*Information supplied*:
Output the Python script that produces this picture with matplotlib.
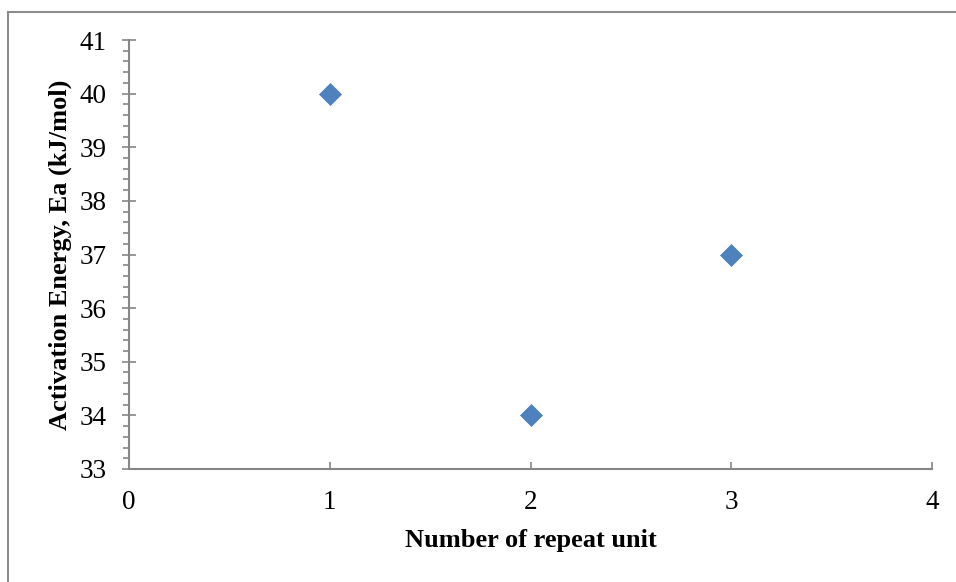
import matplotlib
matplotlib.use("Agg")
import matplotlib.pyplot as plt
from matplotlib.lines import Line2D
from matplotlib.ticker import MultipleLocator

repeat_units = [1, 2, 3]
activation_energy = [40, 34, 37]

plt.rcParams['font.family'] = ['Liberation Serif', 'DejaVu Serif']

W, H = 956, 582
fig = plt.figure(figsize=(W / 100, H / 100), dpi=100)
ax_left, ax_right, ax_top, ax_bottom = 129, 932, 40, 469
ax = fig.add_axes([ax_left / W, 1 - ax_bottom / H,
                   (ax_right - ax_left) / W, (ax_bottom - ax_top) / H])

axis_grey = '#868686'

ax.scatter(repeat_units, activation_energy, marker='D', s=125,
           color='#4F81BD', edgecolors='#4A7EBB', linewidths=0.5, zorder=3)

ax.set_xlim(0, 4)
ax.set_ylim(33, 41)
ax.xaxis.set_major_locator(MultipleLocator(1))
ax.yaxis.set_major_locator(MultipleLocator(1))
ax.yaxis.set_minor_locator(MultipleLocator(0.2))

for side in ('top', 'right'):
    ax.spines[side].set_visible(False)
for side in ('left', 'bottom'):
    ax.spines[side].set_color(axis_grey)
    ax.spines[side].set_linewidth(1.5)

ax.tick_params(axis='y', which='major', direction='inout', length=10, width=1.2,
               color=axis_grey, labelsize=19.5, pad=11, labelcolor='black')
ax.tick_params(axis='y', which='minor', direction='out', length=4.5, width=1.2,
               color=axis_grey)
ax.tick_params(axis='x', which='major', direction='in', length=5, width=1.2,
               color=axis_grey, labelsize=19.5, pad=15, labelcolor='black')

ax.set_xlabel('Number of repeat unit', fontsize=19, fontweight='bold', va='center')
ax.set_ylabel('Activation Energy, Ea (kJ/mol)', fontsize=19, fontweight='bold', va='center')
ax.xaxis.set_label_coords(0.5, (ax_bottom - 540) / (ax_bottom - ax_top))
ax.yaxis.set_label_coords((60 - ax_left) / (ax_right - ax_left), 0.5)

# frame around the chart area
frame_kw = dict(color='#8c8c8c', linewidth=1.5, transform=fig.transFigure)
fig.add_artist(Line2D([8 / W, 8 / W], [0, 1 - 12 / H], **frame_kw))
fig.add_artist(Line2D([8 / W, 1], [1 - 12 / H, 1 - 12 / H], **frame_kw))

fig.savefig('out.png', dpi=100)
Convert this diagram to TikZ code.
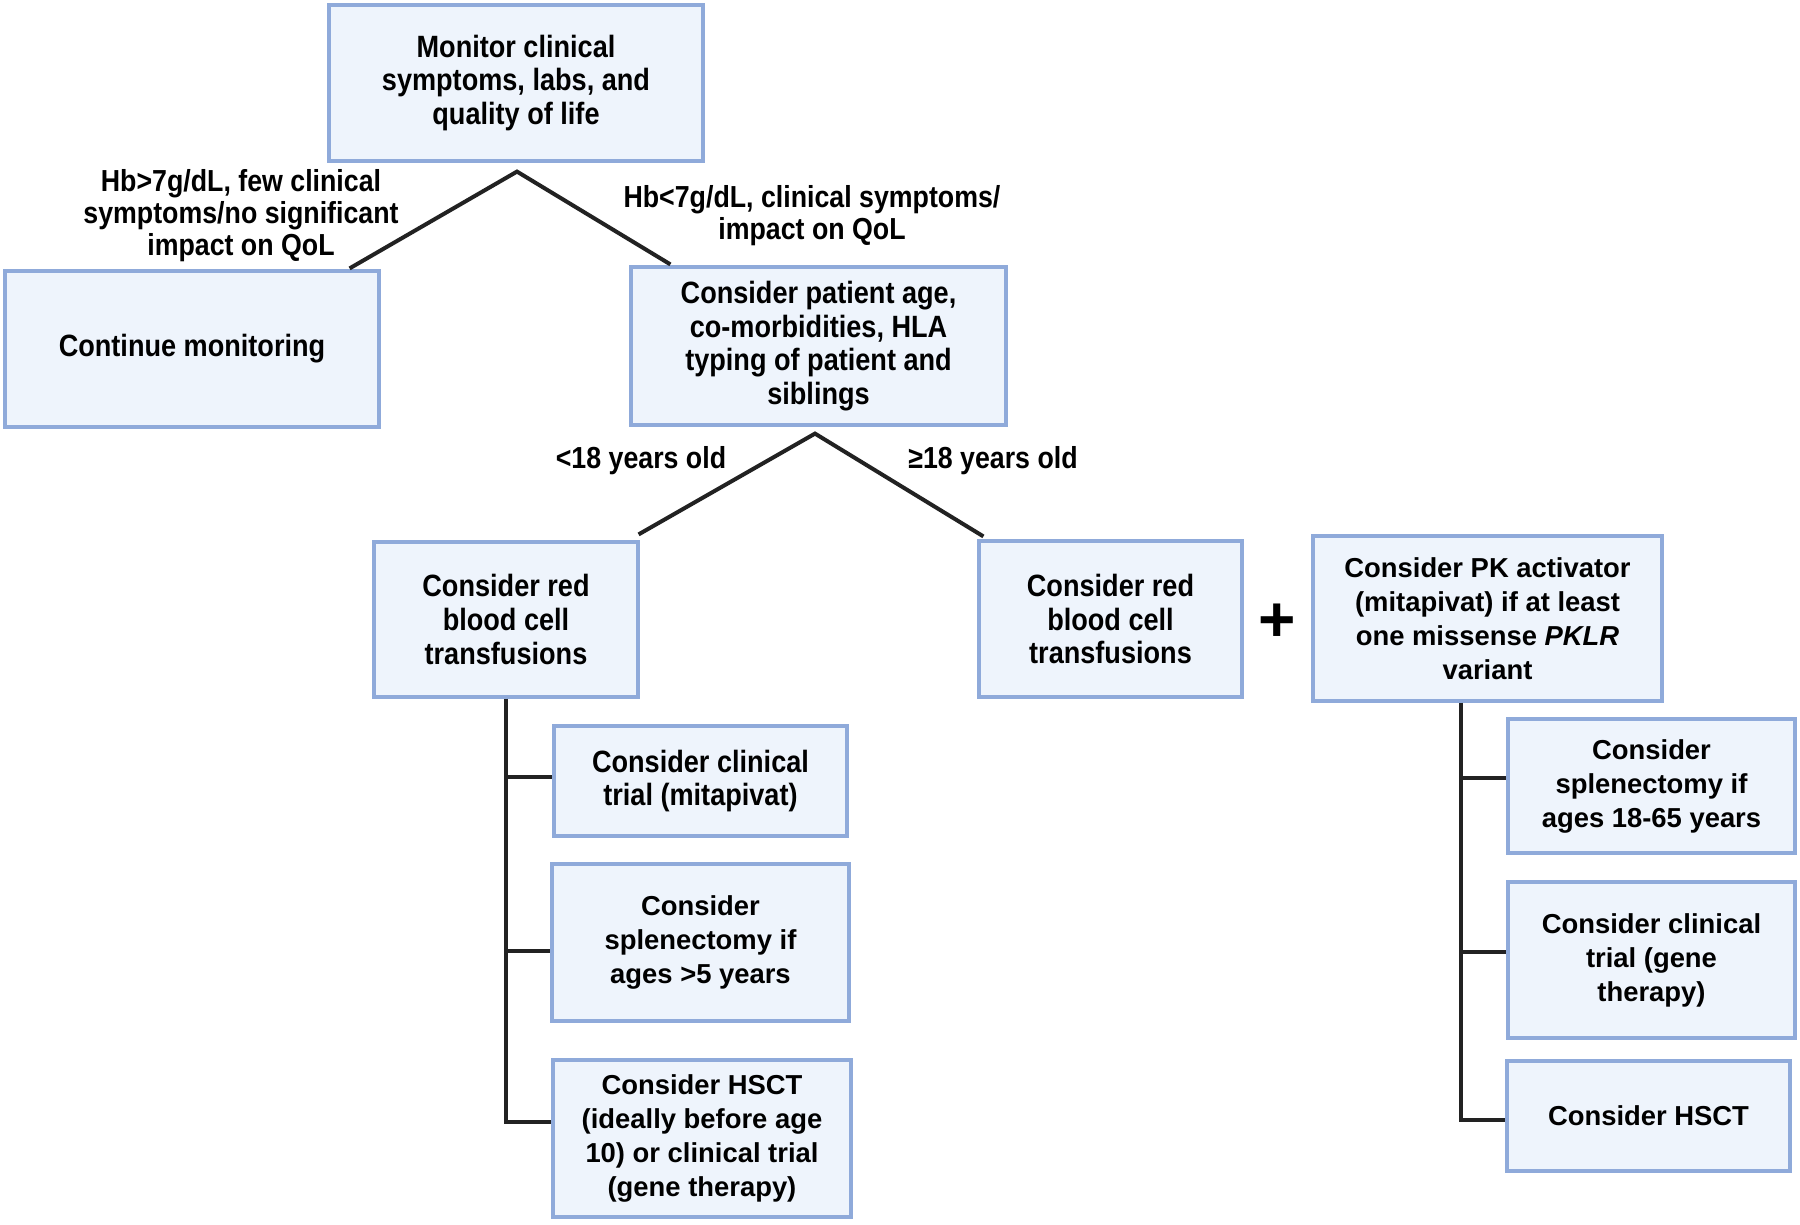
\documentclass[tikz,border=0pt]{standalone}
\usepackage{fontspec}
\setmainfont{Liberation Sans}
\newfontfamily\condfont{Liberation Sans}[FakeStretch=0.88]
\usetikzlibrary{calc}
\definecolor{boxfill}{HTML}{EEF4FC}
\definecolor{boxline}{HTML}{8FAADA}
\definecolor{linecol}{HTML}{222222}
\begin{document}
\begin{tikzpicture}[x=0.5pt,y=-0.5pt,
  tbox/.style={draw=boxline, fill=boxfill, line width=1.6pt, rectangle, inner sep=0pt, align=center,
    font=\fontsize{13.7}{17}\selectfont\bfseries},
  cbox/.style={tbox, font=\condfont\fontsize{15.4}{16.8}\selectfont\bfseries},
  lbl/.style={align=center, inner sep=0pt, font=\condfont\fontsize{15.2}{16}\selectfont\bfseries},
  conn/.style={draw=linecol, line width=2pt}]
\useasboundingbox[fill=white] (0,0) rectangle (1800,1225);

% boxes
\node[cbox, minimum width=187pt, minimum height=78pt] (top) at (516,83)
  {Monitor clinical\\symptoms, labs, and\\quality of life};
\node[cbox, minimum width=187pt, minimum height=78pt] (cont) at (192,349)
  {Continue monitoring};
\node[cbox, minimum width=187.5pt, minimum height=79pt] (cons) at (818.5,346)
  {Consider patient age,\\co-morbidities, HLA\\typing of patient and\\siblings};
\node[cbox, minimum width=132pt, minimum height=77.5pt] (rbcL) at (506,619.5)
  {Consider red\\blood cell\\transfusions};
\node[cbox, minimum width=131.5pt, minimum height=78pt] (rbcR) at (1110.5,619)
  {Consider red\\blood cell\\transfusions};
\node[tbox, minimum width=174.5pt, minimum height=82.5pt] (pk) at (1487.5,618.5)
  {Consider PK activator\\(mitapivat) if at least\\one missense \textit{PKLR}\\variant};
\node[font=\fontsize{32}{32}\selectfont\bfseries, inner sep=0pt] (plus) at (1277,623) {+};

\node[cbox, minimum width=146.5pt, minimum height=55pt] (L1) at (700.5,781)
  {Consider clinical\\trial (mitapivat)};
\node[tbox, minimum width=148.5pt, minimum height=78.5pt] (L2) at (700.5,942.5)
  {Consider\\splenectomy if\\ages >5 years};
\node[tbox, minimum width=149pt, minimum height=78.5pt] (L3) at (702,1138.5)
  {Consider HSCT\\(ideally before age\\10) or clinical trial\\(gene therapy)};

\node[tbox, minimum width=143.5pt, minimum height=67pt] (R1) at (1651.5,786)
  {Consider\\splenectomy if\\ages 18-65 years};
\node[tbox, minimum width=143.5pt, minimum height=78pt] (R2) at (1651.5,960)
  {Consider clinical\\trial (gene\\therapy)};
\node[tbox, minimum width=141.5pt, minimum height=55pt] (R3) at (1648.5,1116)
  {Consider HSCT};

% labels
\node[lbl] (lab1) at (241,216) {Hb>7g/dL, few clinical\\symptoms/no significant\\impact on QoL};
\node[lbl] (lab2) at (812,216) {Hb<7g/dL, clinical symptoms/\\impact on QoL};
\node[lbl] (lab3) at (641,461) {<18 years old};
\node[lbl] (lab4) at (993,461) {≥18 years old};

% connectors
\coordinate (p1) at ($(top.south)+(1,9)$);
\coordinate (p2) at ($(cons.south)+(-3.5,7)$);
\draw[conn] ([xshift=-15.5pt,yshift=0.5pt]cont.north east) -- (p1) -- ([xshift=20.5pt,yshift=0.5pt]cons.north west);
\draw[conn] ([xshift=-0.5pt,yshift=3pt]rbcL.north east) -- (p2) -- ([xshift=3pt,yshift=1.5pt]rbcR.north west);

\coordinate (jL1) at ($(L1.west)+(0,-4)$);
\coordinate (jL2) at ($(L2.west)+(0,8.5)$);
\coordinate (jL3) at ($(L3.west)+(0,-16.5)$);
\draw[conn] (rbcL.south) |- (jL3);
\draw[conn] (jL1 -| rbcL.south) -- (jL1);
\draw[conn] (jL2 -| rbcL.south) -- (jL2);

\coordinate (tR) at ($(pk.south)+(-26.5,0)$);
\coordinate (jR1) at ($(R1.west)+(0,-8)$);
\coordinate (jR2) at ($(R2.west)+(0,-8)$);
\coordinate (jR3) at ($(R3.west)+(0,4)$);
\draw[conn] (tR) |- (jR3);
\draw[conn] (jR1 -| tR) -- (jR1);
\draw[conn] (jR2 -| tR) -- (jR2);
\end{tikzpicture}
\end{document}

*Problem to work on*: Keep the pictures out of the copy and write out the data exactly as it stands.

*Answer to the exercise*:
Output the Python script that produces this picture with matplotlib.
import matplotlib
matplotlib.use("Agg")
import matplotlib.pyplot as plt
from matplotlib.lines import Line2D
from matplotlib.ticker import MultipleLocator

repeat_units = [1, 2, 3]
activation_energy = [40, 34, 37]

plt.rcParams['font.family'] = ['Liberation Serif', 'DejaVu Serif']

W, H = 956, 582
fig = plt.figure(figsize=(W / 100, H / 100), dpi=100)
ax_left, ax_right, ax_top, ax_bottom = 129, 932, 40, 469
ax = fig.add_axes([ax_left / W, 1 - ax_bottom / H,
                   (ax_right - ax_left) / W, (ax_bottom - ax_top) / H])

axis_grey = '#868686'

ax.scatter(repeat_units, activation_energy, marker='D', s=125,
           color='#4F81BD', edgecolors='#4A7EBB', linewidths=0.5, zorder=3)

ax.set_xlim(0, 4)
ax.set_ylim(33, 41)
ax.xaxis.set_major_locator(MultipleLocator(1))
ax.yaxis.set_major_locator(MultipleLocator(1))
ax.yaxis.set_minor_locator(MultipleLocator(0.2))

for side in ('top', 'right'):
    ax.spines[side].set_visible(False)
for side in ('left', 'bottom'):
    ax.spines[side].set_color(axis_grey)
    ax.spines[side].set_linewidth(1.5)

ax.tick_params(axis='y', which='major', direction='inout', length=10, width=1.2,
               color=axis_grey, labelsize=19.5, pad=11, labelcolor='black')
ax.tick_params(axis='y', which='minor', direction='out', length=4.5, width=1.2,
               color=axis_grey)
ax.tick_params(axis='x', which='major', direction='in', length=5, width=1.2,
               color=axis_grey, labelsize=19.5, pad=15, labelcolor='black')

ax.set_xlabel('Number of repeat unit', fontsize=19, fontweight='bold', va='center')
ax.set_ylabel('Activation Energy, Ea (kJ/mol)', fontsize=19, fontweight='bold', va='center')
ax.xaxis.set_label_coords(0.5, (ax_bottom - 540) / (ax_bottom - ax_top))
ax.yaxis.set_label_coords((60 - ax_left) / (ax_right - ax_left), 0.5)

# frame around the chart area
frame_kw = dict(color='#8c8c8c', linewidth=1.5, transform=fig.transFigure)
fig.add_artist(Line2D([8 / W, 8 / W], [0, 1 - 12 / H], **frame_kw))
fig.add_artist(Line2D([8 / W, 1], [1 - 12 / H, 1 - 12 / H], **frame_kw))

fig.savefig('out.png', dpi=100)
Convert this diagram to TikZ code.
\documentclass[tikz,border=0pt]{standalone}
\usepackage{fontspec}
\setmainfont{Liberation Sans}
\newfontfamily\condfont{Liberation Sans}[FakeStretch=0.88]
\usetikzlibrary{calc}
\definecolor{boxfill}{HTML}{EEF4FC}
\definecolor{boxline}{HTML}{8FAADA}
\definecolor{linecol}{HTML}{222222}
\begin{document}
\begin{tikzpicture}[x=0.5pt,y=-0.5pt,
  tbox/.style={draw=boxline, fill=boxfill, line width=1.6pt, rectangle, inner sep=0pt, align=center,
    font=\fontsize{13.7}{17}\selectfont\bfseries},
  cbox/.style={tbox, font=\condfont\fontsize{15.4}{16.8}\selectfont\bfseries},
  lbl/.style={align=center, inner sep=0pt, font=\condfont\fontsize{15.2}{16}\selectfont\bfseries},
  conn/.style={draw=linecol, line width=2pt}]
\useasboundingbox[fill=white] (0,0) rectangle (1800,1225);

% boxes
\node[cbox, minimum width=187pt, minimum height=78pt] (top) at (516,83)
  {Monitor clinical\\symptoms, labs, and\\quality of life};
\node[cbox, minimum width=187pt, minimum height=78pt] (cont) at (192,349)
  {Continue monitoring};
\node[cbox, minimum width=187.5pt, minimum height=79pt] (cons) at (818.5,346)
  {Consider patient age,\\co-morbidities, HLA\\typing of patient and\\siblings};
\node[cbox, minimum width=132pt, minimum height=77.5pt] (rbcL) at (506,619.5)
  {Consider red\\blood cell\\transfusions};
\node[cbox, minimum width=131.5pt, minimum height=78pt] (rbcR) at (1110.5,619)
  {Consider red\\blood cell\\transfusions};
\node[tbox, minimum width=174.5pt, minimum height=82.5pt] (pk) at (1487.5,618.5)
  {Consider PK activator\\(mitapivat) if at least\\one missense \textit{PKLR}\\variant};
\node[font=\fontsize{32}{32}\selectfont\bfseries, inner sep=0pt] (plus) at (1277,623) {+};

\node[cbox, minimum width=146.5pt, minimum height=55pt] (L1) at (700.5,781)
  {Consider clinical\\trial (mitapivat)};
\node[tbox, minimum width=148.5pt, minimum height=78.5pt] (L2) at (700.5,942.5)
  {Consider\\splenectomy if\\ages >5 years};
\node[tbox, minimum width=149pt, minimum height=78.5pt] (L3) at (702,1138.5)
  {Consider HSCT\\(ideally before age\\10) or clinical trial\\(gene therapy)};

\node[tbox, minimum width=143.5pt, minimum height=67pt] (R1) at (1651.5,786)
  {Consider\\splenectomy if\\ages 18-65 years};
\node[tbox, minimum width=143.5pt, minimum height=78pt] (R2) at (1651.5,960)
  {Consider clinical\\trial (gene\\therapy)};
\node[tbox, minimum width=141.5pt, minimum height=55pt] (R3) at (1648.5,1116)
  {Consider HSCT};

% labels
\node[lbl] (lab1) at (241,216) {Hb>7g/dL, few clinical\\symptoms/no significant\\impact on QoL};
\node[lbl] (lab2) at (812,216) {Hb<7g/dL, clinical symptoms/\\impact on QoL};
\node[lbl] (lab3) at (641,461) {<18 years old};
\node[lbl] (lab4) at (993,461) {≥18 years old};

% connectors
\coordinate (p1) at ($(top.south)+(1,9)$);
\coordinate (p2) at ($(cons.south)+(-3.5,7)$);
\draw[conn] ([xshift=-15.5pt,yshift=0.5pt]cont.north east) -- (p1) -- ([xshift=20.5pt,yshift=0.5pt]cons.north west);
\draw[conn] ([xshift=-0.5pt,yshift=3pt]rbcL.north east) -- (p2) -- ([xshift=3pt,yshift=1.5pt]rbcR.north west);

\coordinate (jL1) at ($(L1.west)+(0,-4)$);
\coordinate (jL2) at ($(L2.west)+(0,8.5)$);
\coordinate (jL3) at ($(L3.west)+(0,-16.5)$);
\draw[conn] (rbcL.south) |- (jL3);
\draw[conn] (jL1 -| rbcL.south) -- (jL1);
\draw[conn] (jL2 -| rbcL.south) -- (jL2);

\coordinate (tR) at ($(pk.south)+(-26.5,0)$);
\coordinate (jR1) at ($(R1.west)+(0,-8)$);
\coordinate (jR2) at ($(R2.west)+(0,-8)$);
\coordinate (jR3) at ($(R3.west)+(0,4)$);
\draw[conn] (tR) |- (jR3);
\draw[conn] (jR1 -| tR) -- (jR1);
\draw[conn] (jR2 -| tR) -- (jR2);
\end{tikzpicture}
\end{document}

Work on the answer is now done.